Sat Apr 15, 2006, 5:20 PM
It sometimes bothers me that I feel as if I don't post as much art as I should. If one is an artist, the cultural expectation is that the "useless bum" who doesn't know how to work a "real" job should at least be churning out marketable artwork at the rate of twelve pieces a day, to justify his existence before the rest of the useful--because they're working and more importantly, earning money-- society.

Yes, it threatens them that people like me exist as a blight on their perfect landscape. And had I not these creative leanings and romantic impulses I'd be right there with them, condemning the rest of my useless yokel brethren to some Siberian penitentiary where they can uselessly dissent and be easily and conveniently dismissed. Or better yet, to some Asian sweatshop where they can churn out cheap trinkets and not bother us with their existence. After all, if you want art, you can and should easily buy it at the local mall -- processed, pre-packaged and sealed to lock in the freshness.

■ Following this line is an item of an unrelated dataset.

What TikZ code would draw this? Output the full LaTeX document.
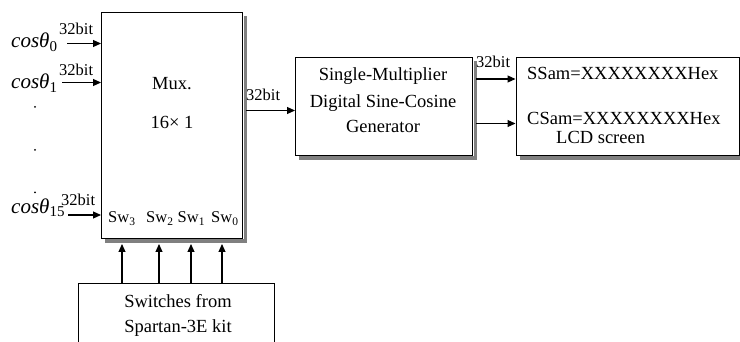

Because it's true what the noncreatives keep saying, even if they've really stopped believing in it-- work edifies. More important than the monetary gain is the sense that you have built something, participated in something good, something greater than yourself, something that will benefit you or someone close to you, if not humanity in general. This is what makes the work experience a humanizing one, because at the end of the workday your time, your life means something. You've experienced your labor pains and given birth to something worthy.

One can actually come into an understanding of God and mothers this way.

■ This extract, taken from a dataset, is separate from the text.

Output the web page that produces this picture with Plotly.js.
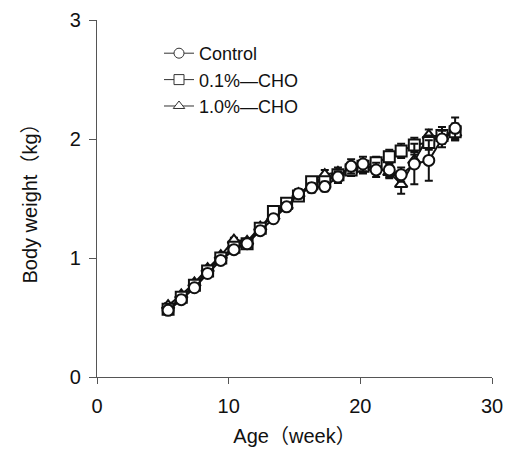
<!DOCTYPE html>
<html><head><meta charset="utf-8">
<script src="https://cdn.plot.ly/plotly-3.0.1.min.js"></script>
<style>html,body{margin:0;padding:0;background:#fff}#chart{width:511px;height:469px}</style>
</head><body><div id="chart"></div>
<script>
const weeks = [5.4,6.4,7.4,8.4,9.4,10.4,11.4,12.4,13.4,14.4,15.3,16.3,17.3,18.3,19.3,20.2,21.2,22.2,23.1,24.1,25.2,26.2,27.2];
const control = [0.56,0.65,0.75,0.87,0.98,1.07,1.12,1.23,1.33,1.43,1.54,1.59,1.60,1.68,1.77,1.79,1.74,1.74,1.70,1.79,1.82,2.00,2.09];
const controlErr = [0.02,0.02,0.02,0.02,0.02,0.02,0.02,0.03,0.03,0.03,0.04,0.04,0.04,0.05,0.06,0.06,0.06,0.06,0.06,0.17,0.17,0.07,0.09];
const cho01 = [0.57,0.67,0.77,0.89,1.00,1.09,1.12,1.25,1.39,1.46,1.52,1.64,1.64,1.70,1.74,1.77,1.80,1.85,1.90,1.95,1.97,2.03,2.06];
const cho01Err = [0.02,0.02,0.02,0.02,0.02,0.02,0.02,0.03,0.03,0.03,0.03,0.04,0.04,0.04,0.05,0.05,0.05,0.06,0.06,0.06,0.06,0.07,0.07];
const cho10 = [0.60,0.69,0.79,0.91,1.02,1.15,1.14,1.26,1.35,1.44,1.54,1.60,1.70,1.72,1.74,1.76,1.76,1.72,1.62,1.82,2.03,2.02,2.05];
const cho10Err = [0.02,0.02,0.02,0.02,0.02,0.02,0.02,0.03,0.03,0.03,0.03,0.04,0.04,0.04,0.04,0.05,0.05,0.05,0.08,0.05,0.05,0.05,0.06];
const names = ["Control","0.1%\u2014CHO","1.0%\u2014CHO"];
const symbols = ["circle","square","triangle-up"];

function mk(y, err, i){
  return {x: weeks, y: y, name: names[i], type:'scatter', mode:'lines+markers', showlegend:false,
    line:{color:'#111', width:2},
    marker:{symbol: symbols[i], size: 11, color:'#fff', line:{color:'#111', width:2}},
    error_y:{type:'data', array: err, visible:true, color:'#111', thickness:2, width:4}};
}
function leg(i){
  return {x:[null], y:[null], name: names[i], type:'scatter', mode:'lines+markers', showlegend:true,
    line:{color:'#333', width:1},
    marker:{symbol: symbols[i], size: 10, color:'#fff', line:{color:'#333', width:1}}};
}
const data = [mk(cho10, cho10Err, 2), mk(cho01, cho01Err, 1), mk(control, controlErr, 0), leg(0), leg(1), leg(2)];
const fontFam = 'Liberation Sans, Arial, Helvetica, Noto Sans CJK JP, sans-serif';
const layout = {
  width:511, height:469, margin:{l:97, r:19, t:20, b:92},
  paper_bgcolor:'#fff', plot_bgcolor:'#fff',
  font:{family: fontFam, size:19, color:'#111'},
  showlegend:true,
  legend:{x:0.157, y:0.958, xanchor:'left', yanchor:'top', bgcolor:'rgba(0,0,0,0)', font:{size:18}, tracegroupgap:0},
  xaxis:{range:[0,30], tickvals:[0,10,20,30], showline:true, linecolor:'#555', linewidth:1.2, ticks:'outside', ticklen:6, tickcolor:'#555', showgrid:false, zeroline:false,
    tickfont:{size:20}, ticklabelstandoff:5,
    title:{text:'Age\uFF08week\uFF09', font:{size:20}, standoff:12}},
  yaxis:{range:[0,3], tickvals:[0,1,2,3], showline:true, linecolor:'#555', linewidth:1.2, ticks:'outside', ticklen:7, tickcolor:'#555', showgrid:false, zeroline:false,
    tickfont:{size:20}, ticklabelstandoff:4,
    title:{text:'Body weight\uFF08kg\uFF09', font:{size:20}, standoff:26}}
};
Plotly.newPlot('chart', data, layout, {displayModeBar:false, staticPlot:true});
</script></body></html>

Where my kind and the noncreatives differ is how we define work. To the noncreative, work is simply what puts food on the table, what gets you that vacation in Bali or what gets you regular and satisfying sex with your hot workmate. If work does not directly have any impact on getting food on the table (or a woman in your bed) then it simply isn't work.

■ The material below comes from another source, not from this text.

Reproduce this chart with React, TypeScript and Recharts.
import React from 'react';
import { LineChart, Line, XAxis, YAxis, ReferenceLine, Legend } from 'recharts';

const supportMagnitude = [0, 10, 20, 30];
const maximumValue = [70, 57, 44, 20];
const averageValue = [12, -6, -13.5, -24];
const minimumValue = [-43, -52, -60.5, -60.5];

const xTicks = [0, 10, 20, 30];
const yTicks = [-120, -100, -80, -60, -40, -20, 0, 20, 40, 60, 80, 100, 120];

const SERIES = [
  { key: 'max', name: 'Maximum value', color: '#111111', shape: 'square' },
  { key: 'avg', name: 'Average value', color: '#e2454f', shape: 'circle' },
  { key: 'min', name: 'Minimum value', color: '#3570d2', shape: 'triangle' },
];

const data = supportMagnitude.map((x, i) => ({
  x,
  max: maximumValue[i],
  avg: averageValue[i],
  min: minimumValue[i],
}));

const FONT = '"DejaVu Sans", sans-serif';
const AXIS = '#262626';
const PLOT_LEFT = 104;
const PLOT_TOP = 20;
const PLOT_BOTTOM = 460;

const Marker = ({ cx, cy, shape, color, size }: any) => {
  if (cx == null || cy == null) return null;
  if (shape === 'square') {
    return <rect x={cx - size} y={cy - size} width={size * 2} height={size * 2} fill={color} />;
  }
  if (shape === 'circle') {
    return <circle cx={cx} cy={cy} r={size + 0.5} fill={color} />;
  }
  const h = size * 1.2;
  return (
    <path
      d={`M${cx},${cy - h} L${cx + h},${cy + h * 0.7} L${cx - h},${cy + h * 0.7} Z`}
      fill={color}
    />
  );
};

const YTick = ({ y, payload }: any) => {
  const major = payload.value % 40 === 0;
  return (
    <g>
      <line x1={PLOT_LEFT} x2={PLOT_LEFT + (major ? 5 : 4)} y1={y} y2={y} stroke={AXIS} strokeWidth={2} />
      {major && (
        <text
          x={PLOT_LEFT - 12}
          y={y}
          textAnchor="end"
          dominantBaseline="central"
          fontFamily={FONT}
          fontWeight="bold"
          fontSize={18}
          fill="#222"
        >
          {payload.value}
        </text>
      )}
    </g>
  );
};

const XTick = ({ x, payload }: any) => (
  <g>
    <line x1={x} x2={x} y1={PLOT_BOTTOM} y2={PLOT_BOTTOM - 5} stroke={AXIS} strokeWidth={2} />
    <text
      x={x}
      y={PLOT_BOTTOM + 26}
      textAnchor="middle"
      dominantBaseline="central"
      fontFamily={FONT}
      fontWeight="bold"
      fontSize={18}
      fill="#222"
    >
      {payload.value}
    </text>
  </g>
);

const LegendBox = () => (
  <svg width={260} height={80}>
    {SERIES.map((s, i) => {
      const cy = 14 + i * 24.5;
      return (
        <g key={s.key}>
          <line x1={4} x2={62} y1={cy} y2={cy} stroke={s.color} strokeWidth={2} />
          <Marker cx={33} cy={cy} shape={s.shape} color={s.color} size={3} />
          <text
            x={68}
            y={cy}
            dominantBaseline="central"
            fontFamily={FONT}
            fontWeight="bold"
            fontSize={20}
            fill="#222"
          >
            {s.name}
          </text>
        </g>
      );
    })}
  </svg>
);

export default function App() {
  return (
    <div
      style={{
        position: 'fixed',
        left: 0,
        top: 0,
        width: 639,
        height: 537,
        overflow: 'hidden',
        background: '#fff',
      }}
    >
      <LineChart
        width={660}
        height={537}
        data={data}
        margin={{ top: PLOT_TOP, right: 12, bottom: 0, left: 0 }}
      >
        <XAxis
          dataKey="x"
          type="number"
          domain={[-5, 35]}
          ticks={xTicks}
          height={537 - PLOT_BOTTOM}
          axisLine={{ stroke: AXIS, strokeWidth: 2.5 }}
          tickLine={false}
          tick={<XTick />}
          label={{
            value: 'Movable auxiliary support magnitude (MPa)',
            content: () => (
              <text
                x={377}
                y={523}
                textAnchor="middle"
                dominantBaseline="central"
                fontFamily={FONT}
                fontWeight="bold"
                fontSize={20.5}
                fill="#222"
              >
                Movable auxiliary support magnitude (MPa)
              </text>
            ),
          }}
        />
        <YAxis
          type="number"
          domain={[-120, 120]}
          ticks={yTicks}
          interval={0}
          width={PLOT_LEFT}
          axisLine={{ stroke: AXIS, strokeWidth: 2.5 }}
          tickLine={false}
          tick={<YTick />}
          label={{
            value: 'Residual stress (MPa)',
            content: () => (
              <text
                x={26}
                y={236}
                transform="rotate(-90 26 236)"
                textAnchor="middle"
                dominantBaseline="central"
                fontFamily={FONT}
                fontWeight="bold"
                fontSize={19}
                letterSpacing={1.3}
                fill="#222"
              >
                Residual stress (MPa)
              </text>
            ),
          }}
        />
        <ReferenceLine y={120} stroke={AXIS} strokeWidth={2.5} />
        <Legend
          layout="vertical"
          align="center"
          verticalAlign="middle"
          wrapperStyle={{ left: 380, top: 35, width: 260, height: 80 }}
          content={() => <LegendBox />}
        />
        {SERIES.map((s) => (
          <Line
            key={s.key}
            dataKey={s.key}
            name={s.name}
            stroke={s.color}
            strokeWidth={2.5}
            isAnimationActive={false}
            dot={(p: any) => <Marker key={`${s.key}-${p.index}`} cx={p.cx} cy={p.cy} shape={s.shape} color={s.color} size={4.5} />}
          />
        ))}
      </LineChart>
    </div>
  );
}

Luckily for us creatives, the world's been changed by the valiant efforts of geeks so that the traditional concepts of what work should be don't universally apply. Advertising and marketing have little to do with directly getting food on the table, even if they both depend heavily on sex. In this brave new world you can be a geek and "buy" your respectability and your wife's fake boobs with your fat Microsoft paycheck.

We still have a long way to go before storytellers, mythmakers, poets and artists get the respect they deserve.